1. Field of the Invention
The present invention relates to thermal imaging, and more specifically, it relates to a method for detecting an underground object surrounded by a host material.
2. Description of Related Art
Dual Band Infrared (DBIR) imaging has numerous advantages over conventional thermal imaging, which utilizes only a single band. Conventional thermal imaging is difficult to interpret for three reasons:
1. It yields imprecise information that is insensitive to the subtle heat flow anomalies produced by subsurface objects.
2. It fails to distinguish between surface emissivity clutter and temperature-related heat flows.
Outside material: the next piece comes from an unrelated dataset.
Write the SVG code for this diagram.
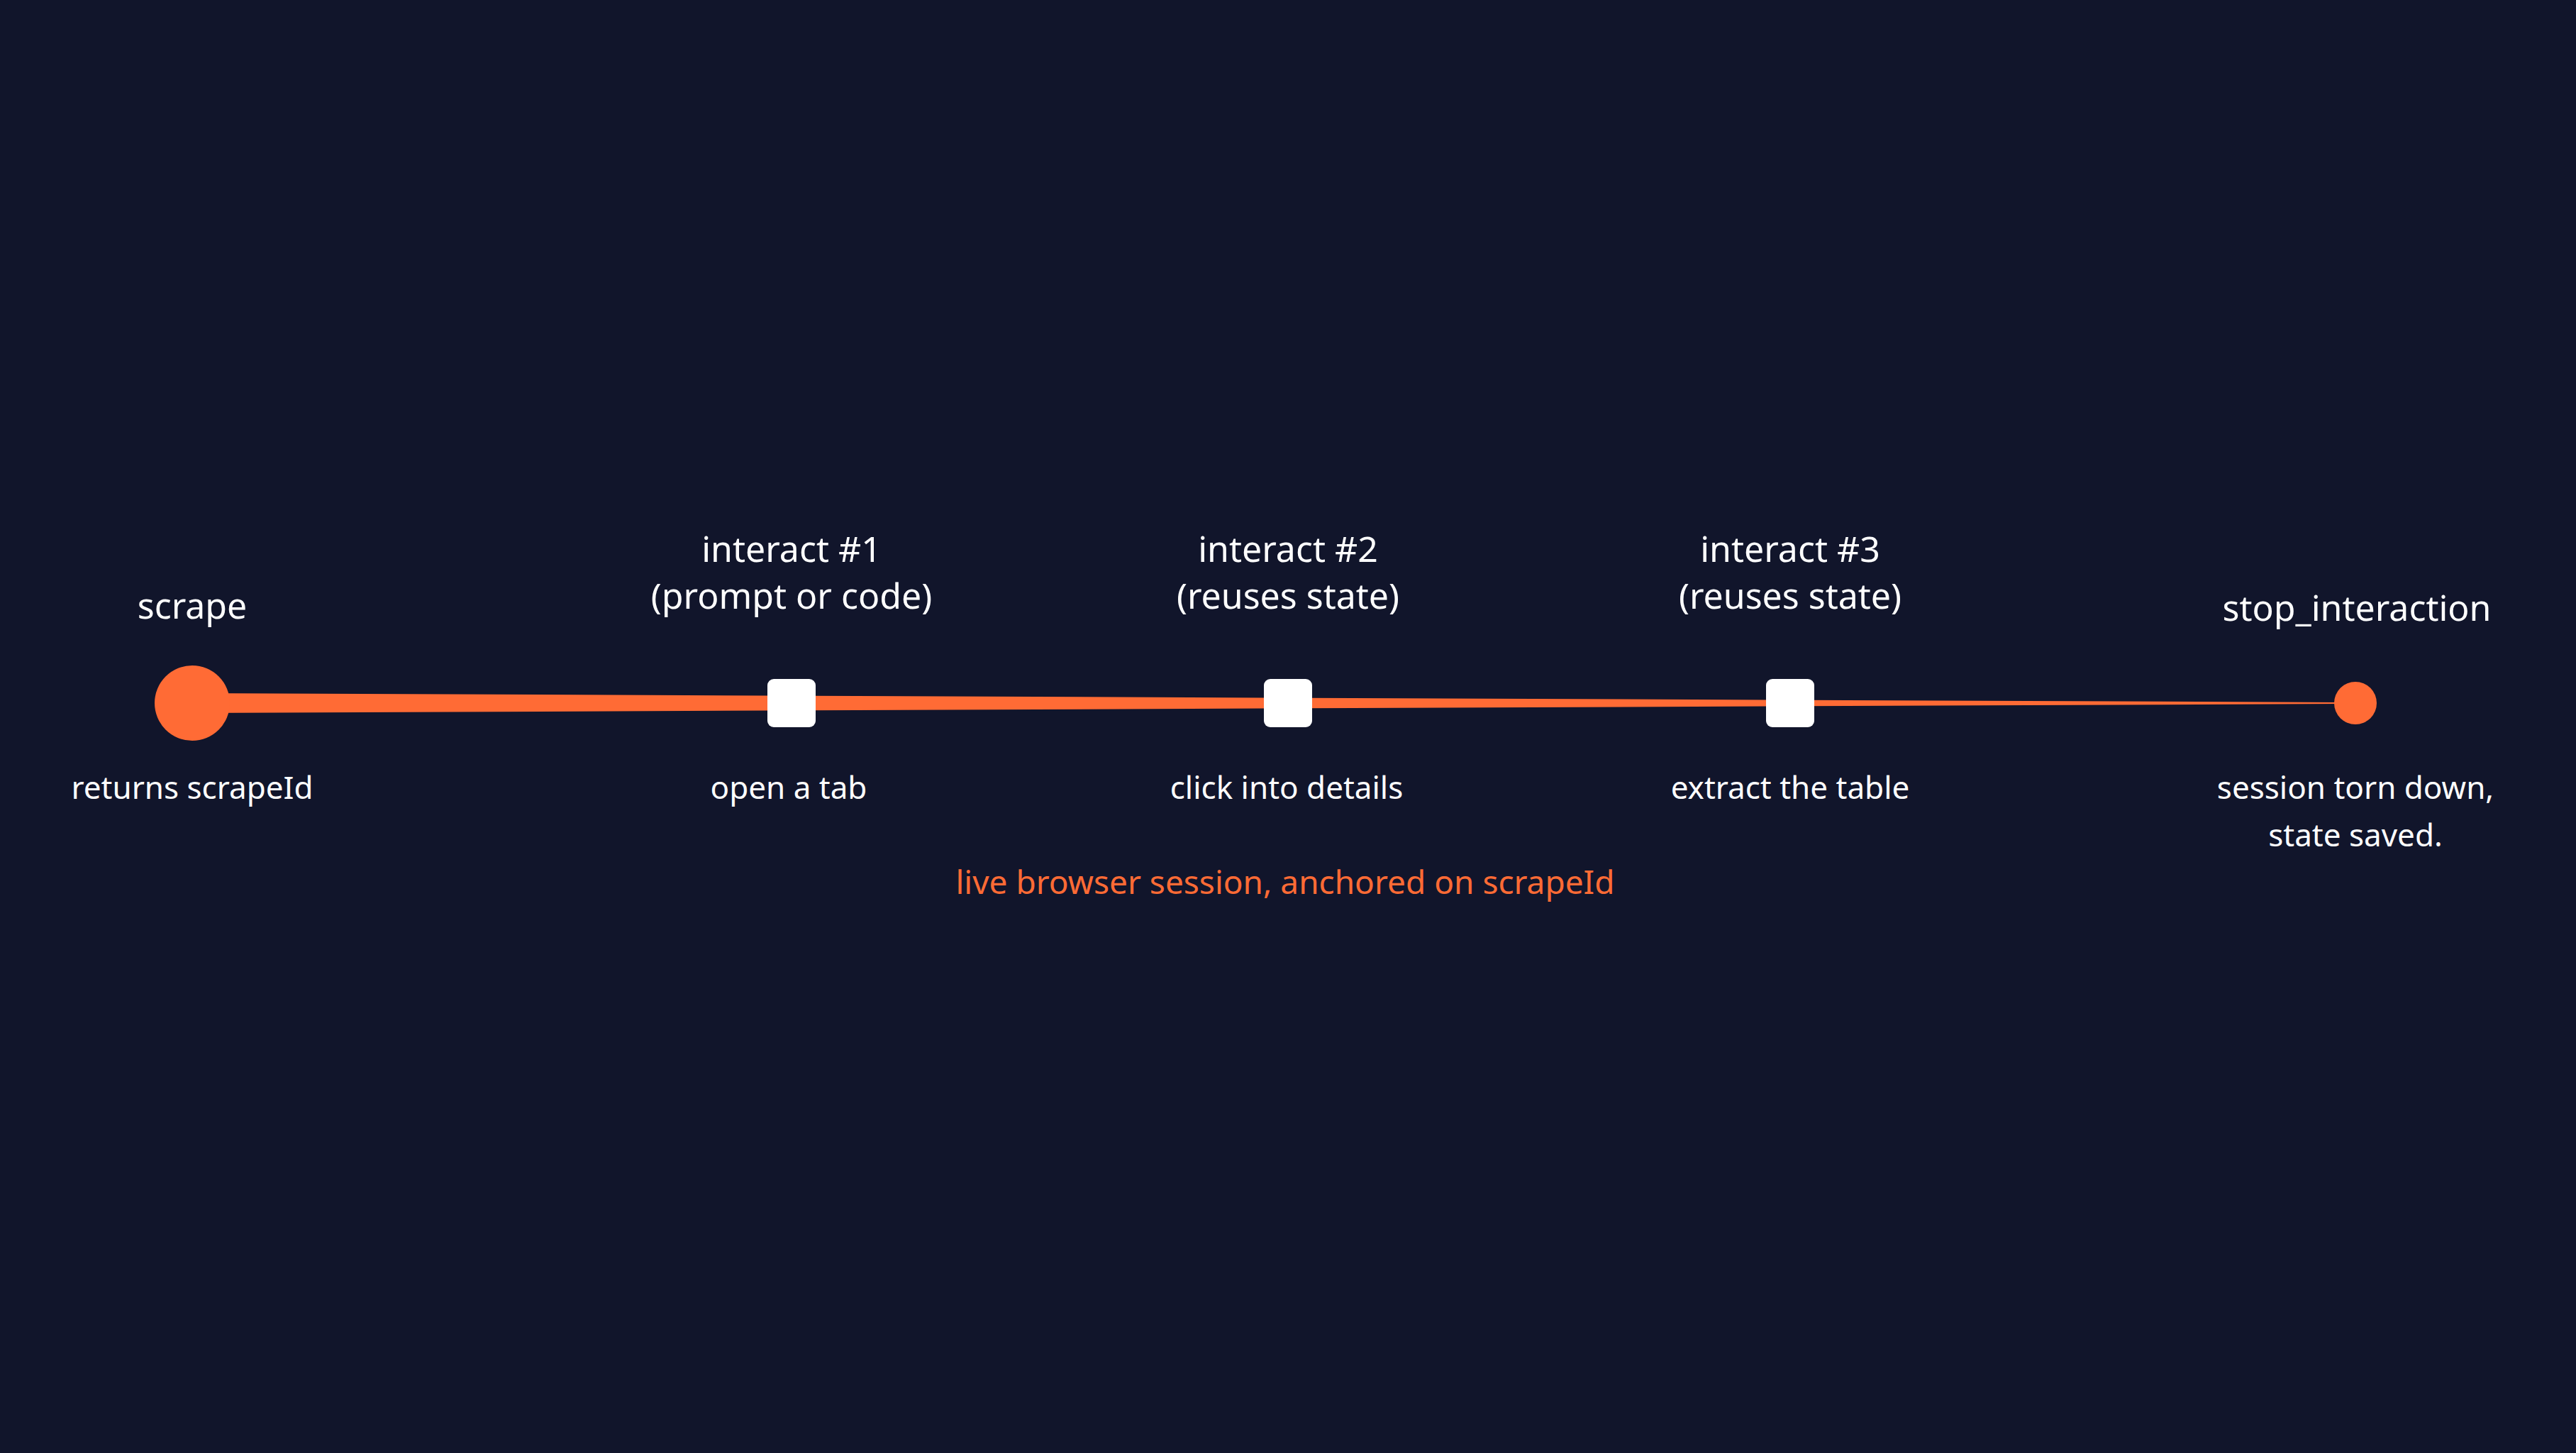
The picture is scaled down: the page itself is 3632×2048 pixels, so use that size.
<svg xmlns="http://www.w3.org/2000/svg" width="3632" height="2048" viewBox="0 0 3632 2048">
<style>
.t{font-family:"Noto Sans","Liberation Sans",sans-serif;fill:#ffffff;text-anchor:middle}
.h{font-size:50px}
.s{font-size:44px}
.o{font-family:"Noto Sans","Liberation Sans",sans-serif;fill:#ff6b35;font-size:46px;text-anchor:middle}
.sq{fill:#ffffff}
</style>
<rect width="3632" height="2048" fill="#11152b"/>
<g id="connectors">
<polygon points="271,977 3321,990 3321,992 271,1005" fill="#ff6b35"/>
</g>
<g id="scrape">
<circle cx="271" cy="991" r="53" fill="#ff6b35"/>
<text class="t h" x="271" y="872">scrape</text>
<text class="t s" x="271" y="1126">returns scrapeId</text>
</g>
<g id="interact1">
<rect class="sq" x="1082" y="957" width="68" height="68" rx="9"/>
<text class="t h" x="1116" y="792">interact #1</text>
<text class="t h" x="1116" y="858">(prompt or code)</text>
<text class="t s" x="1112" y="1126">open a tab</text>
</g>
<g id="interact2">
<rect class="sq" x="1782" y="957" width="68" height="68" rx="9"/>
<text class="t h" x="1816" y="792">interact #2</text>
<text class="t h" x="1816" y="858">(reuses state)</text>
<text class="t s" x="1814" y="1126">click into details</text>
</g>
<g id="interact3">
<rect class="sq" x="2490" y="957" width="68" height="68" rx="9"/>
<text class="t h" x="2524" y="792">interact #3</text>
<text class="t h" x="2524" y="858">(reuses state)</text>
<text class="t s" x="2524" y="1126">extract the table</text>
</g>
<g id="stop">
<circle cx="3321" cy="991" r="30" fill="#ff6b35"/>
<text class="t h" x="3323" y="875">stop_interaction</text>
<text class="t s" x="3321" y="1126">session torn down,</text>
<text class="t s" x="3321" y="1193">state saved.</text>
</g>
<g id="caption">
<text class="o" x="1812" y="1260">live browser session, anchored on scrapeId</text>
</g>
</svg>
3. Spatially-varying surface reflections (emissivity-related noise), typically equivalent to a one or two degree Celsius temperature difference, cannot be removed by using a single passive thermal IR band even when used in conjunction with another active-laser reflectance IR band.
DBIR imaging was used to detect buried land mines by exploiting temperature differences between the mine site and the surrounding soil. U.S. Pat. No. 4,005,289 describes this method, and its content is incorporated herein by reference. See N. K. Del Grande et al., “Buried Object Remote Detection Technology For Law Enforcement, in Surveillance Technologies, SPIE 1479, p. 335, 1991,” which notes the difficulty of removing clutter from corrected temperature maps lacking thermal inertia diagnostics.
Thermal inertia diagnostics were used in conjunction with DBIR imaging to map flaws in heated structures (delamination gaps in bridge decks and corrosion gaps in aircraft) by exploiting thermal differences between the flaw and the structural material. U.S. Pat. No. 5,444,241, incorporated herein by reference, describes this method.